Selling dud outlets is what the ACCC is after Retail Food Group for.

“The ACCC alleges that Retail Food Group acted unconscionably and engaged in false, misleading and deceptive conduct when it sold or licensed 42 loss-making corporate stores to incoming franchisees between 2015 and 2019,” Sims said.

“The prospective franchisees simply had no way of knowing the true financial performance of the stores, and we allege that Retail Food Group took advantage of this when selling or licensing the stores.”

I was leaked a list of Pie Face store results in 2013 and while the Sydney airport store was making terrific profits, plenty were making losses. When a franchising company rolls out its smiling franchisee representative to tout the benefits of buying into the system, you can bet it’s one of the lucky few.

George Mihailides bought into Boost Juice a couple of decades ago. The store was thriving, but changes in the complex where it was located meant patronage slumped. He started doing long shifts himself but eventually handed back the store to the franchisor. He lost his house and was homeless for six months.
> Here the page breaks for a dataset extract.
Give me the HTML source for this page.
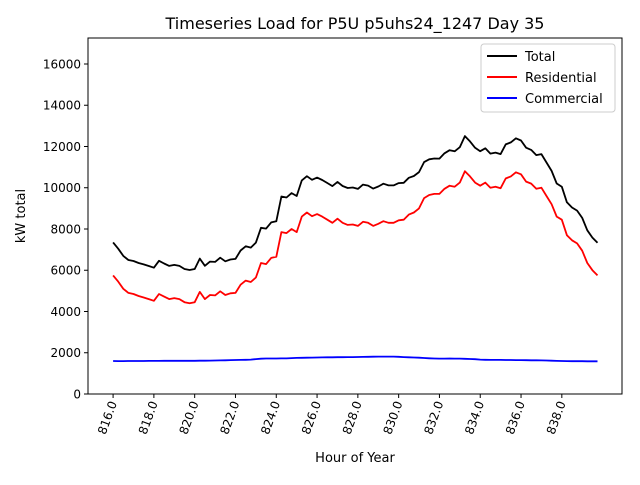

“I think personally there should be some skin in the game with the franchisor so if there is a loss that goes on at the store level, they have to bear part of it,” he said. “If it’s a true partnership they should bear part of it.”

One sign the franchise sector is terribly broken is the trail of reviews. The sector is in a state of perpetual reform. A major Senate inquiry reported in 2019. Consultation just closed on the government response to that review. It is proposing a few more tweaks to the model to improve disclosure.

Will it be enough? I doubt it. About the only thing you can guarantee is another review in a few years.